Let me preface with a question:
Where is Moses buried? Obviously, nobody knows exactly where, but in which region, exactly, was he laid to rest?
The answer is that Moses was buried on the east side of the Jordan river, where the Jewish people were encamped before they entered the land of Israel.
Here’s another question:
Where is Joseph buried?
The answer is: in Shechem, in the land of Israel.
This is somewhat bizarre: Joseph died in Egypt and was buried there hundreds of years before the Jews left Egypt. Nonetheless, before leaving Egypt, Moses made sure to find his casket, bring it along for all those 40 years, and then have it buried in the land of Israel. Moses, on the other hand, died at the gates of the promised land, and yet he was left out. Why? Why was Joseph brought into the land of Israel, while Moses, the Redeemer of Israel himself, was left in the Diaspora?
The answer is found in this week’s Torah portion. At the beginning of the reading, we read about Pharaoh’s dreams about seven fat cows and seven skinny cows etc. Pharaoh understood that he was being given a message, and he couldn’t figure it out, until someone remembered that there was a “Hebrew lad” languishing in prison who knew how to interpret dreams.

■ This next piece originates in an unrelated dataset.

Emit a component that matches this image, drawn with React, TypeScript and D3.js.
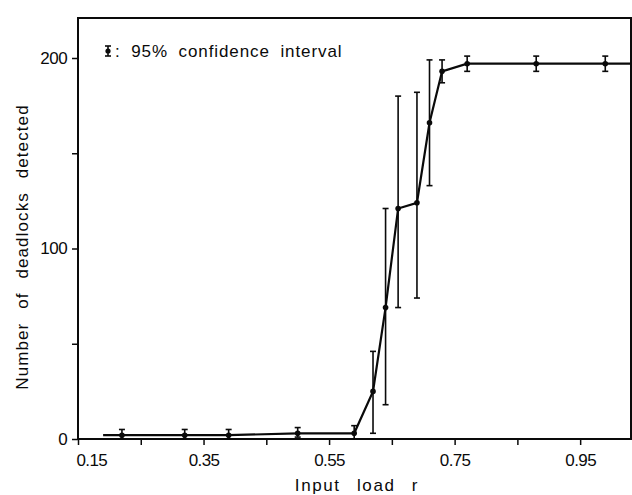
import React, { useRef, useEffect } from "react";
import * as d3 from "d3";

// input load r (first and last entries only carry the line to the frame)
const loads = [0.19, 0.22, 0.32, 0.39, 0.5, 0.59, 0.62, 0.64, 0.66, 0.69, 0.71, 0.73, 0.77, 0.88, 0.99, 1.03];
// number of deadlocks detected
const counts = [2, 2, 2, 2, 3, 3, 25, 69, 121, 124, 166, 193, 197, 197, 197, 197];
// 95% confidence interval
const lower = [null, 0, 0, 0, 1, 0, 3, 18, 69, 74, 133, 187, 193, 193, 193, null];
const upper = [null, 5, 5, 5, 6, 7, 46, 121, 180, 182, 199, 199, 201, 201, 201, null];

const xTicks = [0.15, 0.25, 0.35, 0.45, 0.55, 0.65, 0.75, 0.85, 0.95];
const xLabels = [0.15, 0.35, 0.55, 0.75, 0.95];
const yTicks = [0, 50, 100, 150, 200];
const yLabels = [0, 100, 200];

const W = 632, H = 495;
const FONT = "'Liberation Sans', Arial, sans-serif";
const INK = "#0a0a0a";

function App() {
  const svgRef = useRef<SVGSVGElement>(null);

  useEffect(() => {
    const svg = d3.select(svgRef.current);
    svg.selectAll("*").remove();

    const x = d3.scaleLinear().domain([0.15, 1.031]).range([78, 631]);
    const y = d3.scaleLinear().domain([0, 221]).range([439, 18]);

    const xAxis = d3.axisBottom(x)
      .tickValues(xTicks)
      .tickSize(6)
      .tickFormat(d => (xLabels.includes(+d) ? d3.format(".2f")(+d) : ""));
    const yAxis = d3.axisLeft(y)
      .tickValues(yTicks)
      .tickSize(6)
      .tickFormat(d => (yLabels.includes(+d) ? String(d) : ""));

    const gx = svg.append("g").attr("transform", `translate(0,${y(0)})`).call(xAxis);
    gx.select(".domain").remove();
    gx.selectAll("line").attr("stroke", INK).attr("stroke-width", 1.5);
    gx.selectAll("text")
      .attr("font-family", FONT).attr("font-size", 17).attr("fill", INK)
      .attr("dy", "1.05em").attr("letter-spacing", -0.6);
    gx.selectAll<SVGTextElement, number>("text")
      .filter(d => d === 0.15)
      .attr("text-anchor", "start").attr("dx", -2);

    const gy = svg.append("g").attr("transform", `translate(${x(0.15)},0)`).call(yAxis);
    gy.select(".domain").remove();
    gy.selectAll("line").attr("stroke", INK).attr("stroke-width", 1.5);
    gy.selectAll("text")
      .attr("font-family", FONT).attr("font-size", 17).attr("fill", INK)
      .attr("letter-spacing", -0.4).attr("dx", "-0.1em");

    // frame
    svg.append("rect")
      .attr("x", x(0.15)).attr("y", y(221))
      .attr("width", x(1.031) - x(0.15)).attr("height", y(0) - y(221))
      .attr("fill", "none").attr("stroke", INK).attr("stroke-width", 2);

    const pts = loads.map((l, i) => ({ l, c: counts[i], lo: lower[i], hi: upper[i] }));

    // error bars
    const eb = pts.filter(p => p.lo !== null);
    const g = svg.append("g").attr("stroke", INK).attr("stroke-width", 1.6);
    eb.forEach(p => {
      g.append("line").attr("x1", x(p.l)).attr("x2", x(p.l)).attr("y1", y(p.lo!)).attr("y2", y(p.hi!));
      g.append("line").attr("x1", x(p.l) - 3).attr("x2", x(p.l) + 3).attr("y1", y(p.lo!)).attr("y2", y(p.lo!));
      g.append("line").attr("x1", x(p.l) - 3).attr("x2", x(p.l) + 3).attr("y1", y(p.hi!)).attr("y2", y(p.hi!));
    });

    const ln = d3.line<{ l: number; c: number }>().x(d => x(d.l)).y(d => y(d.c));
    svg.append("path").datum(pts).attr("d", ln)
      .attr("fill", "none").attr("stroke", INK).attr("stroke-width", 2.2);

    svg.append("g").selectAll("circle").data(eb).join("circle")
      .attr("cx", d => x(d.l)).attr("cy", d => y(d.c)).attr("r", 2.8).attr("fill", INK);

    // legend
    const lx = 108, ly = 51;
    svg.append("line").attr("x1", lx).attr("x2", lx).attr("y1", ly - 5).attr("y2", ly + 5)
      .attr("stroke", INK).attr("stroke-width", 1.6);
    [ly - 5, ly + 5].forEach(yy =>
      svg.append("line").attr("x1", lx - 3).attr("x2", lx + 3).attr("y1", yy).attr("y2", yy)
        .attr("stroke", INK).attr("stroke-width", 1.6));
    svg.append("circle").attr("cx", lx).attr("cy", ly).attr("r", 2.6).attr("fill", INK);
    svg.append("text").attr("x", 115).attr("y", 57)
      .attr("font-family", FONT).attr("font-size", 17).attr("fill", INK)
      .attr("letter-spacing", 0.9).attr("word-spacing", 5)
      .text(": 95%  confidence interval");

    // axis titles
    svg.append("text")
      .attr("transform", `translate(28,${247}) rotate(-90)`)
      .attr("text-anchor", "middle")
      .attr("font-family", FONT).attr("font-size", 17).attr("fill", INK)
      .attr("letter-spacing", 1.1).attr("word-spacing", 8)
      .text("Number of deadlocks detected");
    svg.append("text")
      .attr("x", 357).attr("y", 491).attr("text-anchor", "middle")
      .attr("font-family", FONT).attr("font-size", 17).attr("fill", INK)
      .attr("letter-spacing", 1.6).attr("word-spacing", 10)
      .text("Input load r");
  }, []);

  return (
    <svg
      ref={svgRef}
      width={W}
      height={H}
      style={{ position: "absolute", left: 0, top: 0, background: "#fff" }}
    />
  );
}

export default App;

The Midrash says something fascinating. “He who identified himself by his land, was buried in his land. He who did not identify by his land, was not buried in his land. Joseph identified himself with his land, as the verse states, ‘I was stolen from the land of the Hebrews.’ Therefore, he was buried in his land.”
Moses on the other hand, did not identify himself as a Hebrew. When he arrived in Midian to escape Pharaoh’s wrath and met Jethro’s daughters, they came home and told their father that they had met a Egyptian man. In other words, Moses had introduced himself as an Egyptian. Therefore, the Midrash says, “Moses, who didn’t identify with his land, was not buried in his land” (Devarim Rabbah 2:8).
The message of Chanukah is that the most important thing we need is Jewish pride. Just as we always make sure to give our children self-esteem, we need to give them Jewish self-esteem. They should never be embarrassed of it; they should embrace it, identify themselves with it, and be proud of it.